The FAA publishes these terminal charts for IFR procedures. The U.S. terminal procedures publication includes Instrument approach procedure (IAP) charts, airport diagrams, standard instrument departure procedures (DP), standard terminal arrival (STAR) charts, and charted visual flight procedure (CVFP) charts.

The instrument approach procedure chart includes margin identification information, briefing strip information, planview, missed approach information, profile view, landing minimums, and an airport sketch. The margin identification includes the airport location, procedure identification, and chart currency. The top briefing strip lists the primary navigation type, identifier and frequency/channel, the final approach course, and information about the landing runway. The middle briefing strip includes procedure notes, the approach lighting system, and the missed approach procedure text. The bottom briefing strip includes communication information.
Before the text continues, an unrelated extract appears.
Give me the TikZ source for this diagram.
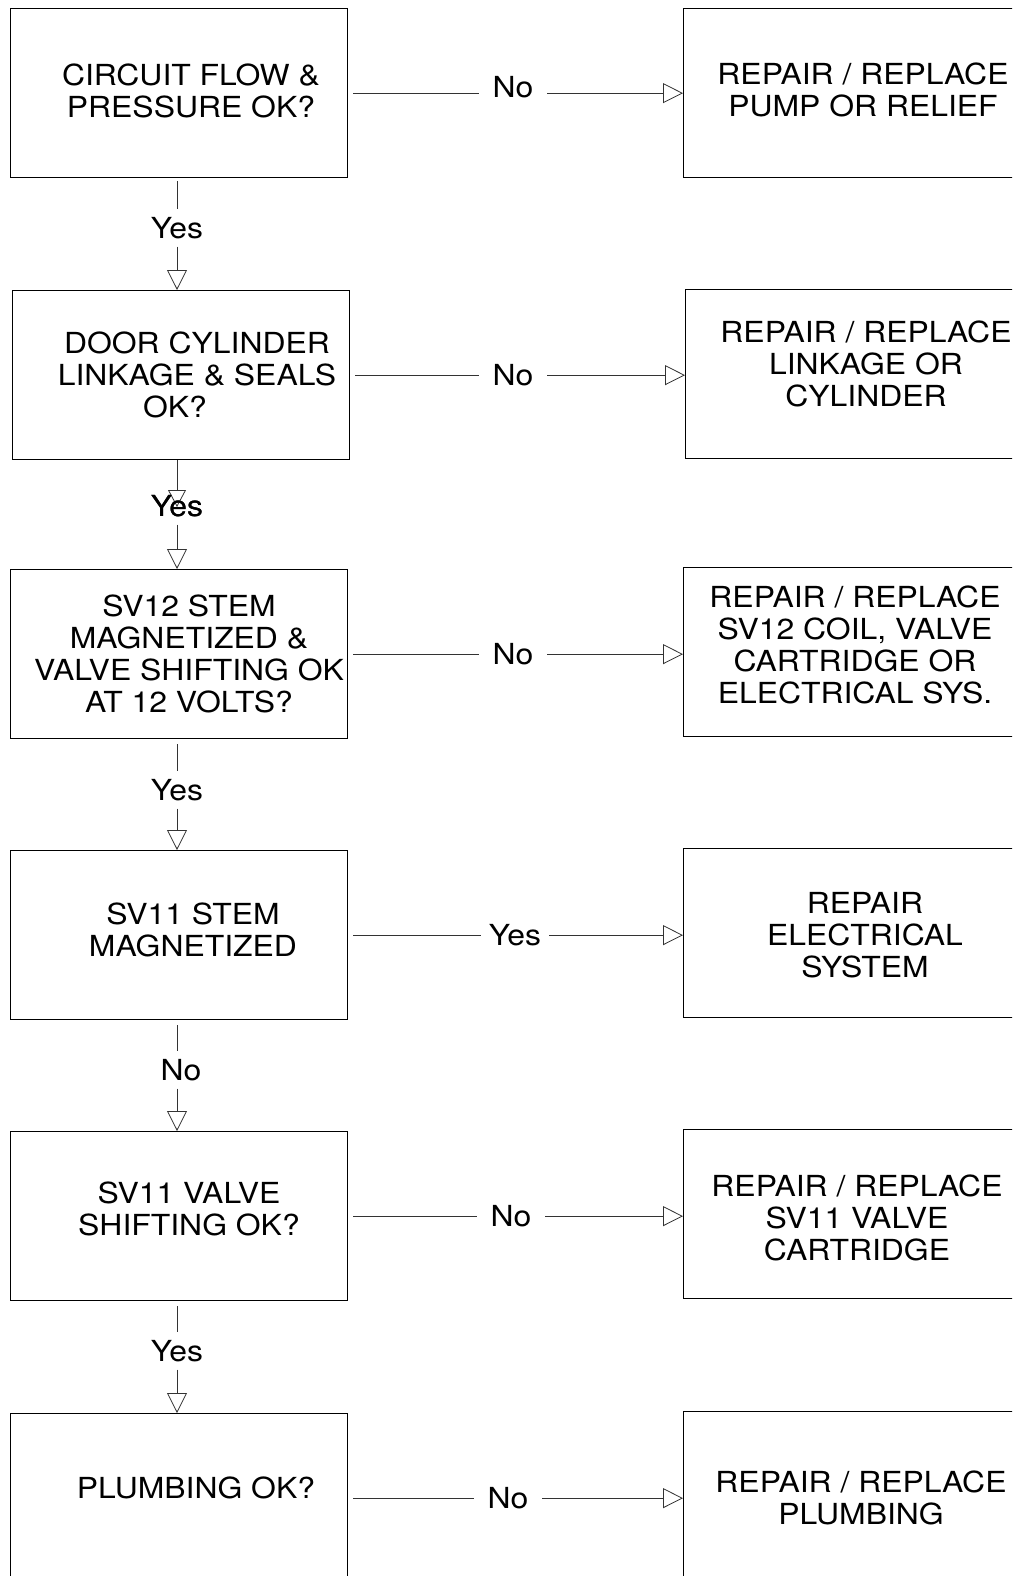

The planview is an overhead view of the entire approach procedure shown to scale. It includes approach segments, NAVAIDs, restrictive airspeeds, restrictive altitudes, holding patterns and procedure turns, airports, relief, hydrography, international boundary, obstacles, special use airspace, minimum safe altitude, terminal arrival areas, and helicopter procedures. The missed approach track is shown as a thin hash marked line with a directional arrow. Missed approach icons are in the upper left or right of the profile view.

Landing minimum are listed for either a straight-in landing, or a circling-to-land, for each aircraft approach category. The airport sketch shows the runways drawn to scale and oriented relative to true north.

==Canada==
In Canada, Nav Canada maintains the Canada Air Pilot (CAP), which contains all Transport Canada-approved approaches. The Restricted Canada Air Pilot (RCAP), contains additional approaches available to commercial operators who have been granted Op Spec 099.